Publication Details

Brimblecombe, R., Dismukes, G., Swiegers, G. F. & Spiccia, L. (2009). A bio-inspired molecular catalyst that selectively catalyzes water oxidation in seawater, without significant chlorine formation. SPIE - Solar Hydrogen and Nanotechnology IV, Vol 7408 (pp. 78040V-78040V-10). Washington: SPIE.
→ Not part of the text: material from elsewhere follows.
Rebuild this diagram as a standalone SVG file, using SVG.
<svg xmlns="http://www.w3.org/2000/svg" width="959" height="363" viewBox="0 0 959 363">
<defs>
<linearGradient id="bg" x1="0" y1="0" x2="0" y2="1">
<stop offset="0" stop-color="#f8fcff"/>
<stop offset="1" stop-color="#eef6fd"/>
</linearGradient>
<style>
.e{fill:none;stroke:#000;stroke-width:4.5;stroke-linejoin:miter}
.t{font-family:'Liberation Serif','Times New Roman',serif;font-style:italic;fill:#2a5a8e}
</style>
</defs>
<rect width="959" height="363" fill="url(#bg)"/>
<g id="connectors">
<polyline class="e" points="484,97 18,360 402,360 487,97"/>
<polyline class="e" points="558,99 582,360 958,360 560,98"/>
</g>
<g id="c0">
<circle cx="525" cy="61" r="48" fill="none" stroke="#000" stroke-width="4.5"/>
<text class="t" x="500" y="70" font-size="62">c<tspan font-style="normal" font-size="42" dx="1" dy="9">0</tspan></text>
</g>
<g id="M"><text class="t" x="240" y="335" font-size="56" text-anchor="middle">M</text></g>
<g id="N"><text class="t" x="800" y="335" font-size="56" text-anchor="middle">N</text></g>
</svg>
Most transport fuels are derived from fossil fuels, generate greenhouse gases, and consume significant amounts of water in the extraction, purification, and/or burning processes. The generation of hydrogen using solar energy to split water, ideally from sea water or other non-potable sources, could potentially provide an unlimited, clean fuel for the future. Solar, electrochemical water splitting typically combines a photoanode at which water oxidation occurs, with a cathode for proton reduction to hydrogen. In recent work we have found that a bioinspired tetra-manganese cluster catalyzes water oxidation at relatively low overpotentials (0.38 V) when doped into a Nafion proton conduction membrane deposited on a suitable electrode surface, and illuminated with visible light. We report here that this assembly is active in electrolyte solutions containing a range of different salts in varying concentrations. Similar photocurrents were obtained using sodium sulfate, sodium perchlorate, or sodium chloride over various electrolyte concentrations (0.0 - 0.5 M). The photocurrent declined only at and above 5.0 M sodium perchlorate. Remarkably, the photocurrent did not increase in the presence of chloride ions, either in saturated aqueous NaCl or in non-aqueous acetonitrile. Moreover, testing of the system in sea water generated the same photocurrent as aqueous 0.1 M Na2SO4. In a normal water electrolysis cell, chlorine gas would be preferentially formed from chloride (before water oxidation) because, while the standard potential of water oxidation is lower than that of chloride, its overpotential is substantially higher. The catalyst-induced decline in overpotential and, possibly, the impermeability of Nafion to chloride ions, reverses this situation in the present system. This finding raises the possibility of developing a novel, solar-powered desalination process.